### WHAT IS BEING ASKED
From the data that follows, print exactly the lines starting at the one containing "Write the Plotly code for this chart." and ending at the one containing "return (x - L) / pw"; include both of them and nothing more.

** Start INFORMATION SUPPLIED **

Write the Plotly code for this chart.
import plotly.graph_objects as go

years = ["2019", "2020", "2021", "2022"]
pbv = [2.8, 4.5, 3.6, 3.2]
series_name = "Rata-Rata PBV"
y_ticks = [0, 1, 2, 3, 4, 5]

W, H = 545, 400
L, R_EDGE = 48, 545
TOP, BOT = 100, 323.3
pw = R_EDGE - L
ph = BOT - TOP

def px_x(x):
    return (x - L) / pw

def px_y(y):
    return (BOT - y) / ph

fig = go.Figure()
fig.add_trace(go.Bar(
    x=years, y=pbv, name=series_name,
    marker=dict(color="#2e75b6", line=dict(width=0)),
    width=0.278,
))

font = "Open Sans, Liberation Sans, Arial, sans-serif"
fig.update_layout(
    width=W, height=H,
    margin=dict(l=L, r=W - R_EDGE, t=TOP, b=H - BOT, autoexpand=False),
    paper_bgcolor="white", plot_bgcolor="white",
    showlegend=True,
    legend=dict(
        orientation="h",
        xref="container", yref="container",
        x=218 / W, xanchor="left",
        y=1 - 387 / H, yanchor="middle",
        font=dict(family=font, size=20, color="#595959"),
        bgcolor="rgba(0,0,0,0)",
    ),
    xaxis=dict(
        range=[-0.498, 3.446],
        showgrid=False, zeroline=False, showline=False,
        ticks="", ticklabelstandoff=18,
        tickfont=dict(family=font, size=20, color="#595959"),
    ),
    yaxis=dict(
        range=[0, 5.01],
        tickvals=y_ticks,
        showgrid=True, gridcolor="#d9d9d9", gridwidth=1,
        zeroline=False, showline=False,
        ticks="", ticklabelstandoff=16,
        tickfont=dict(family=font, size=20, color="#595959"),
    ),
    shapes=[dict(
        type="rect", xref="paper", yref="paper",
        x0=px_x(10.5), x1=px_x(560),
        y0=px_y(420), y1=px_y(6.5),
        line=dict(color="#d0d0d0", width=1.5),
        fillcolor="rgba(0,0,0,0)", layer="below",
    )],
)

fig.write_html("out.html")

** End INFORMATION SUPPLIED **
** Start INFORMATION SUPPLIED **

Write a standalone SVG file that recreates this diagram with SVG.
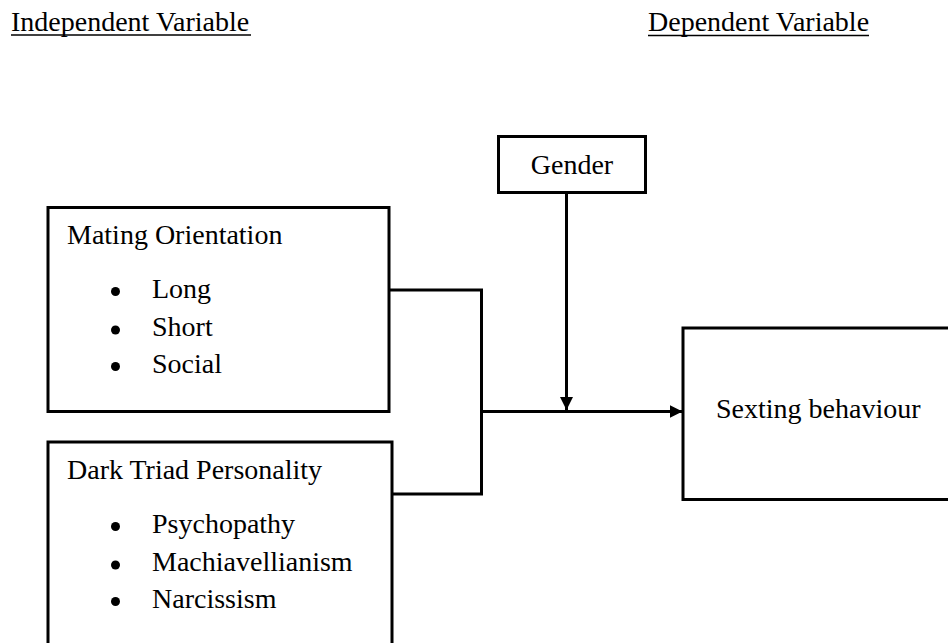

** End INFORMATION SUPPLIED **

### FINISHED ANSWER
Write the Plotly code for this chart.
import plotly.graph_objects as go

years = ["2019", "2020", "2021", "2022"]
pbv = [2.8, 4.5, 3.6, 3.2]
series_name = "Rata-Rata PBV"
y_ticks = [0, 1, 2, 3, 4, 5]

W, H = 545, 400
L, R_EDGE = 48, 545
TOP, BOT = 100, 323.3
pw = R_EDGE - L
ph = BOT - TOP

def px_x(x):
    return (x - L) / pw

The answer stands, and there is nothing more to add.